Tod is neither the hunter and eater of freshly killed meat nor the withdrawn homebody who makes hasty meals from store-bought products. He is neither the predator who copulates and fights and doesn’t care too much about meanings, nor the timid soul who cannot lust without burning and consuming himself. Thus Tod survives and is not consumed and is also not a conspicuous consumer. If there is a consoling moral to be gleaned from “The Day of the Locust,” it is that that art provides the food for emotional survival, even if it doesn’t put food on the table or help to seduce self-sufficient and self-absorbed young Hollywood blondes.

 

RECIPES

 

Hollywood Hills Salmon Salad

 

Homer’s version was made with canned salmon and it can be used for this, but steamed, poached, or grilled fresh salmon is much better if you have leftovers. Faye enjoyed smearing gobs of  mayonnaise on her salad and usually the mayonnaise is mixed with the fish but this recipe offers it as a side option.

 

Crisp leaves of lettuce or other salad greens (a mix of romaine, endive, and spinach is nice)

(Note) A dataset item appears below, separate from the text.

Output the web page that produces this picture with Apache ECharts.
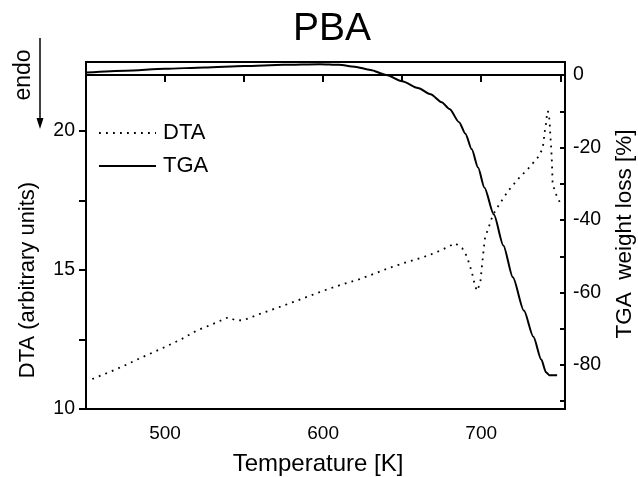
<!DOCTYPE html>
<html>
<head>
<meta charset="utf-8">
<script src="https://cdn.jsdelivr.net/npm/echarts@6/dist/echarts.min.js"></script>
<style>html,body{margin:0;padding:0;background:#fff}#c{width:638px;height:477px}</style>
</head>
<body>
<div id="c"></div>
<script>
// ---- data ----
const chartTitle = 'PBA';
const seriesNames = ['DTA', 'TGA'];

// TGA: temperature [K] and weight loss [%]
const tgaTemp = [450, 475, 500, 525, 550, 575, 598, 610, 620, 630, 640, 650, 660, 668, 675, 680, 686, 690, 694, 698, 702, 708, 714, 720, 727, 733, 738, 741, 743, 748];
const tgaLoss = [0.7, 1.2, 1.7, 2.1, 2.5, 2.8, 3.0, 2.8, 2.3, 1.4, 0.0, -1.7, -3.6, -5.3, -7.5, -9.4, -13.0, -16.2, -20.5, -25.5, -31.0, -38.5, -47.0, -55.8, -65.0, -72.2, -78.5, -82.0, -82.8, -82.8];

// DTA: temperature [K] and signal (arbitrary units)
const dtaTemp = [454, 465, 475, 485, 497, 510, 520, 530, 540, 545, 550, 560, 573, 586, 600, 612, 623, 633, 642, 655, 666, 675, 683.5, 688, 691, 694, 696, 697.3, 699.4, 700.4, 701.5, 702.5, 704.6, 706, 708, 711, 714, 717, 720.5, 724.7, 729, 732.7, 736.3, 738.4, 739.4, 740, 740.9, 741.6, 742.2, 743.2, 743.7, 744.3, 744.8, 745.2, 746, 747.5, 750];
const dtaSignal = [11.08, 11.33, 11.58, 11.85, 12.15, 12.5, 12.82, 13.05, 13.3, 13.18, 13.2, 13.42, 13.68, 13.95, 14.25, 14.48, 14.67, 14.88, 15.08, 15.32, 15.51, 15.72, 15.96, 15.78, 15.48, 14.94, 14.45, 14.25, 14.52, 15.1, 15.72, 16.2, 16.5, 16.77, 17.04, 17.32, 17.58, 17.84, 18.08, 18.36, 18.6, 18.84, 19.08, 19.32, 19.56, 19.92, 20.22, 20.6, 20.72, 20.4, 19.86, 19.38, 18.78, 18.06, 17.95, 17.7, 17.4];

// axes
const xRange = [450, 753];
const xTickValues = [500, 550, 600, 650, 700, 750];
const xLabelValues = [500, 600, 700];
const dtaRange = [10, 22.48];
const dtaTickValues = [10, 12.5, 15, 17.5, 20];
const dtaLabelValues = [10, 15, 20];
const tgaRange = [-92.14, 3.59];
const tgaTickValues = [0, -10, -20, -30, -40, -50, -60, -70, -80, -90];
const tgaLabelValues = [0, -20, -40, -60, -80];

const xName = 'Temperature [K]';
const dtaName = 'DTA (arbitrary units)';
const tgaName = 'TGA  weight loss [%]';
const endoText = 'endo';

// ---- chart ----
const FONT = '"Liberation Sans", Arial, Helvetica, sans-serif';
const chart = echarts.init(document.getElementById('c'), null, {renderer: 'canvas'});

const tgaData = tgaTemp.map((t, i) => [t, tgaLoss[i]]);
const dtaData = dtaTemp.map((t, i) => [t, dtaSignal[i]]);

chart.setOption({
  animation: false,
  backgroundColor: '#fff',
  textStyle: {fontFamily: FONT, color: '#000'},
  title: {
    text: chartTitle, left: 327, top: 5, textAlign: 'center',
    textStyle: {fontFamily: FONT, fontSize: 39, fontWeight: 'normal', color: '#000'}
  },
  grid: {left: 86, right: 73, top: 62, bottom: 68, show: true, borderColor: '#000', borderWidth: 2, backgroundColor: 'transparent'},
  legend: {
    data: seriesNames, orient: 'vertical', left: 98, top: 122, padding: 0,
    itemWidth: 57, itemHeight: 14, itemGap: 11,
    itemStyle: {opacity: 0},
    textStyle: {fontFamily: FONT, fontSize: 22, color: '#000', lineHeight: 22, padding: [0, 0, 0, 2]},
    selectedMode: false
  },
  xAxis: {
    type: 'value', min: xRange[0], max: xRange[1],
    axisLine: {show: true, lineStyle: {color: '#000', width: 2}},
    axisTick: {show: true, inside: false, length: 7, customValues: xTickValues, lineStyle: {color: '#000', width: 2}},
    axisLabel: {customValues: xLabelValues, fontFamily: FONT, fontSize: 19, color: '#000', margin: 15},
    splitLine: {show: false}
  },
  yAxis: [{
    type: 'value', min: dtaRange[0], max: dtaRange[1], position: 'left',
    axisLine: {show: true, lineStyle: {color: '#000', width: 2}},
    axisTick: {show: true, inside: false, length: 7, customValues: dtaTickValues, lineStyle: {color: '#000', width: 2}},
    axisLabel: {customValues: dtaLabelValues, fontFamily: FONT, fontSize: 19.5, color: '#000', margin: 11},
    splitLine: {show: false}
  }, {
    type: 'value', min: tgaRange[0], max: tgaRange[1], position: 'right',
    axisLine: {show: true, lineStyle: {color: '#000', width: 2}},
    axisTick: {show: true, inside: true, length: 5, customValues: tgaTickValues, lineStyle: {color: '#000', width: 2}},
    axisLabel: {customValues: tgaLabelValues, fontFamily: FONT, fontSize: 19.5, color: '#000', margin: 8},
    splitLine: {show: false}
  }],
  series: [{
    name: seriesNames[0], type: 'line', yAxisIndex: 0, data: dtaData,
    symbol: 'none', showSymbol: false,
    lineStyle: {color: '#000', width: 1.8, type: [1.8, 5.2]},
    itemStyle: {color: '#000'}
  }, {
    name: seriesNames[1], type: 'line', yAxisIndex: 1, data: tgaData,
    symbol: 'none', showSymbol: false, smooth: 0.25, smoothMonotone: 'x',
    lineStyle: {color: '#000', width: 2},
    itemStyle: {color: '#000'}
  }],
  graphic: [
    {type: 'text', x: 318, y: 464,
     style: {text: xName, font: '24px ' + FONT, fill: '#000', align: 'center', verticalAlign: 'middle'}},
    {type: 'text', x: 28, y: 280, rotation: Math.PI / 2,
     style: {text: dtaName, font: '22px ' + FONT, fill: '#000', align: 'center', verticalAlign: 'middle'}},
    {type: 'text', x: 625, y: 234, rotation: Math.PI / 2,
     style: {text: tgaName, font: '22.5px ' + FONT, fill: '#000', align: 'center', verticalAlign: 'middle'}},
    {type: 'text', x: 24, y: 75, rotation: Math.PI / 2,
     style: {text: endoText, font: '23px ' + FONT, fill: '#000', align: 'center', verticalAlign: 'middle'}},
    {type: 'line', shape: {x1: 40, y1: 38, x2: 40, y2: 120}, style: {stroke: '#000', lineWidth: 1.5}},
    {type: 'polygon', shape: {points: [[36.5, 118], [43.5, 118], [40, 129]]}, style: {fill: '#000'}}
  ]
});
</script>
</body>
</html>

2 cans of salmon or 9 oz. of fresh cooked salmon

4 or 5 cherry tomatoes or 2 large tomatoes cut in chunks

8 olives (preferably black)

¼ cucumber, sliced

2 hard-cooked eggs, sliced

Vinaigrette dressing or balsamic vinegar dressing or 2 tbsp olive oil mixed with juice of I lemon

Mayonnaise (optional)

 

Mash up salmon (mix with a dab of mayonnaise or yogurt if desired for creamier texture). Arrange greens in salad bowl. Add tomatoes, olives, cucumber, and egg slices. Add salmon in center of bowl. Pour dressing over salad gently and serve with mayonnaise on side for those who like it.